Thursday, 2 June 2011

In Honour of the Brilliant Losers

The judges of Britain's Got Useless Judges have been hacking away at our talent again.

Since they have made some truly diabolical decisions, we thought that we should at least try to even things up a little by telling you where you can book the best acts from the show for your wedding, social club, holiday park or company conference.

But first, a little rant.

The judges sorted the acts who had been told "you're through to the next round" into groups. They put two brilliant dancers together, and they put one brilliant and one half arsed singer together. And they put a load of other half arsed acts together too.

The result was therefore skewed and even fixed.

You see, it's not really fair to compare acts on the basis of their nature; that's for X Factor. BGT is about judging acts on their own individual merit.

As an act, Two and a Half Men, for example, are better than all of the singers put together, so it is blatantly unfair to say that in the semi-final, we'll have a singer and a dancer. Both of the dancers; the Matrix guy Razy Gogonea and the French dancer Michael Moral, were a mile better than both singers, as acts.

You can't say that you can only judge a singer against another singer.

We could watch Les Gibson, the impressionist, all night. But New Bounce (which we also said sounds like something you put in your tumble drier) or Jean Martyn? Jesus, we'd rather pull each other's nose hairs out than watch such tedious crap.

And all of them are better than a grinning, winking, glittering, sad retired teacher playing the organ.

At other times, the judges throw out an act because they can't see it progressing.

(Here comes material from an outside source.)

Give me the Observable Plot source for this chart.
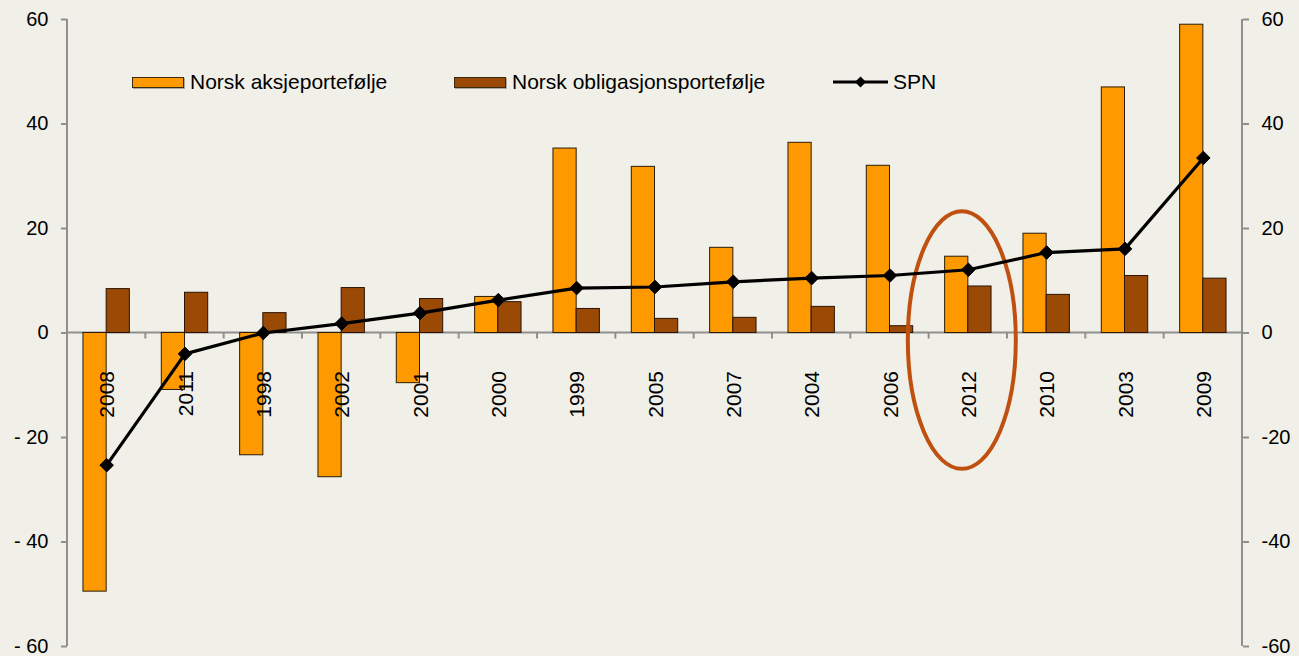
<!DOCTYPE html>
<html><head><meta charset="utf-8">
<script src="https://cdn.jsdelivr.net/npm/d3@7"></script>
<script src="https://cdn.jsdelivr.net/npm/@observablehq/plot@0.6"></script>
<style>
html,body{margin:0;padding:0;background:#f0efe8;}
#wrap{position:relative;width:1299px;height:656px;font-family:"Liberation Sans",Arial,sans-serif;overflow:hidden;}
#wrap svg{position:absolute;left:0;top:0;overflow:visible;}
.leg{position:absolute;top:71px;height:22px;display:flex;align-items:center;font-size:21px;color:#000;white-space:nowrap;}
.sw{box-sizing:border-box;width:52px;height:11px;border:1px solid #3a2a10;box-shadow:1px 1px 0 #a8a8a0;margin-right:6px;}
</style></head><body><div id="wrap"></div>
<script>
// ---- data ----
const years = ["2008","2011","1998","2002","2001","2000","1999","2005","2007","2004","2006","2012","2010","2003","2009"];
const aksje = [-49.5,-10.9,-23.4,-27.6,-9.6,6.9,35.3,31.8,16.3,36.4,32.0,14.6,19.0,47.0,59.0];
const oblig = [8.4,7.7,3.8,8.6,6.5,5.9,4.6,2.7,2.9,5.0,1.3,8.9,7.3,10.9,10.4];
const spn = [-25.3,-4.0,0.0,1.8,3.8,6.3,8.6,8.8,9.8,10.5,11.0,12.1,15.4,16.1,33.5];
const yTicks = [60,40,20,0,-20,-40,-60];
const seriesNames = ["Norsk aksjeportefølje","Norsk obligasjonsportefølje","SPN"];
const highlightYear = "2012";
const highlightSpan = [23.2, -26.1];

// ---- styles ----
const ORANGE = "#ff9900", BROWN = "#9b4a06", AXIS = "#8f8f8f", RING = "#c0500f";
const W = 1299, H = 656, ML = 67, MR = 57, MT = 19, MB = 10;
const BW = (W - ML - MR) / years.length, BAR = 23.2;

const aData = years.map((y, i) => ({year: y, v: aksje[i]}));
const oData = years.map((y, i) => ({year: y, v: oblig[i]}));
const sData = years.map((y, i) => ({year: y, v: spn[i]}));

function getScale(scales, k) {
  if (typeof scales[k] === "function") return scales[k];
  if (scales.scales && typeof scales.scales[k] === "function") return scales.scales[k];
  return scales[k].apply;
}

function axesDecor(index, scales, values, dims) {
  const x = getScale(scales, "x"), y = getScale(scales, "y");
  const {width, height, marginLeft, marginRight, marginTop, marginBottom} = dims;
  const bw = typeof x.bandwidth === "function" ? x.bandwidth() : (width - marginLeft - marginRight) / years.length;
  const g = d3.create("svg:g").attr("stroke", AXIS).attr("stroke-width", 2).attr("fill", "none");
  const y0 = y(0);
  g.append("line").attr("x1", marginLeft).attr("x2", marginLeft).attr("y1", marginTop).attr("y2", height - marginBottom);
  g.append("line").attr("x1", width - marginRight).attr("x2", width - marginRight).attr("y1", marginTop).attr("y2", height - marginBottom);
  g.append("line").attr("x1", marginLeft).attr("x2", width - marginRight).attr("y1", y0).attr("y2", y0);
  const edges = years.map(c => x(c)).concat([x(years[years.length - 1]) + bw]);
  for (const e of edges) g.append("line").attr("x1", e).attr("x2", e).attr("y1", y0).attr("y2", y0 + 6);
  return g.node();
}

function ring(index, scales, values, dims) {
  const x = getScale(scales, "x"), y = getScale(scales, "y");
  const {width, marginLeft, marginRight} = dims;
  const bw = typeof x.bandwidth === "function" ? x.bandwidth() : (width - marginLeft - marginRight) / years.length;
  const cx = x(highlightYear) + bw / 2 - 6;
  const yt = y(highlightSpan[0]), yb = y(highlightSpan[1]);
  return d3.create("svg:ellipse")
    .attr("cx", cx).attr("cy", (yt + yb) / 2)
    .attr("rx", 54).attr("ry", (yb - yt) / 2)
    .attr("fill", "none").attr("stroke", RING).attr("stroke-width", 4)
    .node();
}

const chart = Plot.plot({
  width: W, height: H,
  marginLeft: ML, marginRight: MR, marginTop: MT, marginBottom: MB,
  style: {background: "transparent", color: "#000", fontFamily: "'Liberation Sans', Arial, sans-serif", overflow: "visible"},
  x: {type: "band", domain: years, padding: 0, round: false, axis: null},
  y: {domain: [-60, 60], label: null},
  marks: [
    axesDecor,
    Plot.axisY({anchor: "left", ticks: yTicks, tickSize: 6, tickPadding: 13, stroke: AXIS, strokeWidth: 2, fontSize: 20, fill: "#000", label: null,
      tickFormat: d => d < 0 ? "- " + (-d) : String(d)}),
    Plot.axisY({anchor: "right", ticks: yTicks, tickSize: 6, tickPadding: 13, stroke: AXIS, strokeWidth: 2, fontSize: 20, fill: "#000", label: null,
      tickFormat: d => String(d)}),
    Plot.barY(aData, {x: "year", y: "v", fill: ORANGE, stroke: "#2a1c05", strokeWidth: 1,
      insetLeft: BW / 2 - BAR, insetRight: BW / 2}),
    Plot.barY(oData, {x: "year", y: "v", fill: BROWN, stroke: "#2a1305", strokeWidth: 1,
      insetLeft: BW / 2, insetRight: BW / 2 - BAR}),
    Plot.text(years, {x: d => d, y: () => 0, text: d => d, rotate: -90, textAnchor: "end", lineAnchor: "middle",
      dy: 38, dx: 1, fontSize: 21, fill: "#000"}),
    ring,
    Plot.line(sData, {x: "year", y: "v", stroke: "#000", strokeWidth: 3.2, strokeLinejoin: "round"}),
    Plot.dot(sData, {x: "year", y: "v", symbol: "diamond2", r: 6.1, fill: "#000", stroke: "#000", strokeWidth: 1})
  ]
});

const wrap = document.getElementById("wrap");
wrap.appendChild(chart);

// legend (inside plot area)
const legPos = [132, 454, 833];
const legFill = [ORANGE, BROWN, null];
seriesNames.forEach((name, i) => {
  const item = document.createElement("div");
  item.className = "leg";
  item.style.left = legPos[i] + "px";
  if (legFill[i]) {
    const sw = document.createElement("div");
    sw.className = "sw";
    sw.style.background = legFill[i];
    item.appendChild(sw);
  } else {
    const ns = "http://www.w3.org/2000/svg";
    const s = document.createElementNS(ns, "svg");
    s.setAttribute("width", 55); s.setAttribute("height", 14);
    s.style.position = "static"; s.style.marginRight = "5px";
    const l = document.createElementNS(ns, "line");
    l.setAttribute("x1", 0); l.setAttribute("x2", 55); l.setAttribute("y1", 7); l.setAttribute("y2", 7);
    l.setAttribute("stroke", "#000"); l.setAttribute("stroke-width", 3);
    s.appendChild(l);
    const p = document.createElementNS(ns, "path");
    p.setAttribute("d", "M27.5,1.5L33,7L27.5,12.5L22,7Z");
    p.setAttribute("fill", "#000");
    s.appendChild(p);
    item.appendChild(s);
  }
  const t = document.createElement("span");
  t.textContent = name;
  item.appendChild(t);
  wrap.appendChild(item);
});
</script>
</body></html>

Jean Martyn is such an act and should have been culled in the first round. Her act? She plays the organ vigorously while grinning and winking. In the semi-final? Same act, different music, although the way she hammers the organ makes them all sound the bloody same anyway.

Four children singing about making lurve? Seen it. Boring. Save it for X Factor.

Karaoke is NOT a talent.

Many of the acts are unique, innovative and undeniably talented, and the judges are basing in their decisions on TV ratings and phone-in cash.


Two And A Half Men's 'spokesman' is called Patrick Bauristhene - you can find him at these links:

http://www.uk.dancerspro.com/view.php?uid=138289

http://en-gb.facebook.com/people/Patrick-Bauristhene/511240746

http://www.atmosphere.uk.com/artists/Dancers/Patrick-Bauristhene/56


The amazing 'Matrix' dancer is Razy Gogonea and you can find him at:

www.facebook.com/pages/Razy-Gogonea/181759751876354

www.zimbio.com/Razy+Gogonea


The French dancer who went head to head with Razy is Michael Moral and you can find him at:

http://www.facebook.com/pages/Michael-Moral-Britons-got-talent-french-dancer/209590819062928




As the feckless judges continue to navigate some talentless but cute idiot on a collision course with Her Majesty's face, we'll keep adding to this page so that the talented acts can at least get the exposure they deserve.

1 comment:

  1. Well said, I totally agree. I think the current judges should be sacked, some of the decisions they have made have been terrible. Mexican mayhem and Antonio Popeye for example, watching the auditions you can certainly find them entertaining for that brief moment, but on live TV and in semi final I just don't see how acts like these can work. When you've seen them once there is pretty much nothing else they can do. I just don't understand the judges thought processes behind these decisions. Yes some acts are good, but I could of easily picked better acts on this show to replace the rubbish ones and therefore have good acts all the way through.